具有高能量转化效率的微纳尺度的激光光源的开发将极大地促进光电子系统的进一步集成。本文采用熔融静电纺丝方法成功制备了单根有机聚合物微米纤维，所制备的微米纤维表面光滑，成规范的圆柱形结构。我们通过在聚合物纤维中掺入不同的荧光染料，实现了在整个可见光范围内的光发射可调性。在光泵浦条件下，我们详细研究了单根聚合物微米纤维的放大自发发射特性，三种颜色的微米纤维均表现了较低的阈值和高增益的放大自发发射特性。采用时域有限差分法模拟微米纤维中的电场分布结果表明，纤维的柱状微结构有效地将光限制在圆柱体内，形成环形腔反馈，并沿着轴向传播，因而发射光表现了很好的方向性。这种可见光范围内可全色发射的单根的微米纤维的成功制备将为实现智能化、集成化、低成本和高可靠性的微纳激光光源器件提供可靠的技术支持。

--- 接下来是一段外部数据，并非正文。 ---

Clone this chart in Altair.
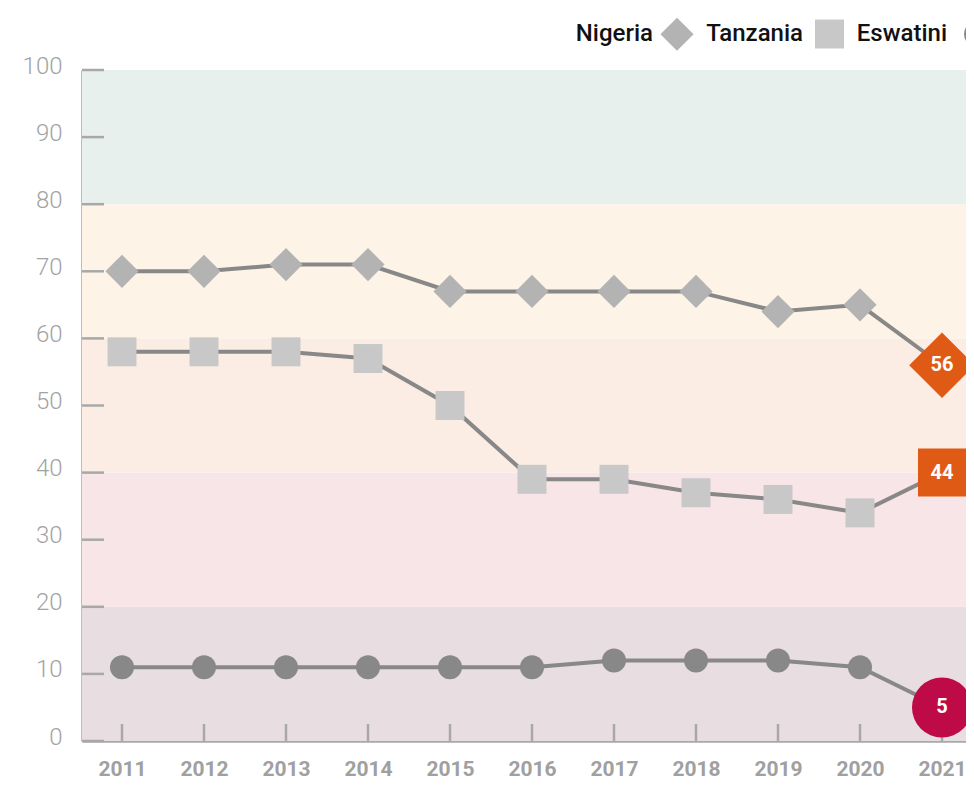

Individual Polymer Microfibers Fabricated by Melt Electrospinning: Optical Amplified, Full Color Emission, and Good Directionality for Next Flexible Excitation Sources

Integrated photonic systems would especially benefit from the availability of nano-/microscale laser sources. Single organic polymer micron fiber was successfully fabricated by high voltage melt electrospinning. The single micron fiber indicates a cylindrical structure with smooth surface. By doping different dyes in the polymer fiber, the tunable emission in the whole visible range is realized. In the condition of light pumping, amplified spontaneous emission (ASE) from the three colored micro fibers was studied in detail, they show low thresholds and high gains. In order to investigate the optical feedback cavity, finite difference time-domain (FDTD) simulations were performed to calculate electric field distribution in the microfiber. The cylindrical structure from the fiber confines the light in the cylinder and forms the loop cavity. The micro-cylinder acts like a miniaturized mirrorless cavity, where the emitted light propagates along the helical axis which behaves as a Bragg resonator. The successful fabrication of such microfibers will provide reliable technical support for the realization of intelligent, integrated, low-cost and high-reliability micro-nano laser source devices.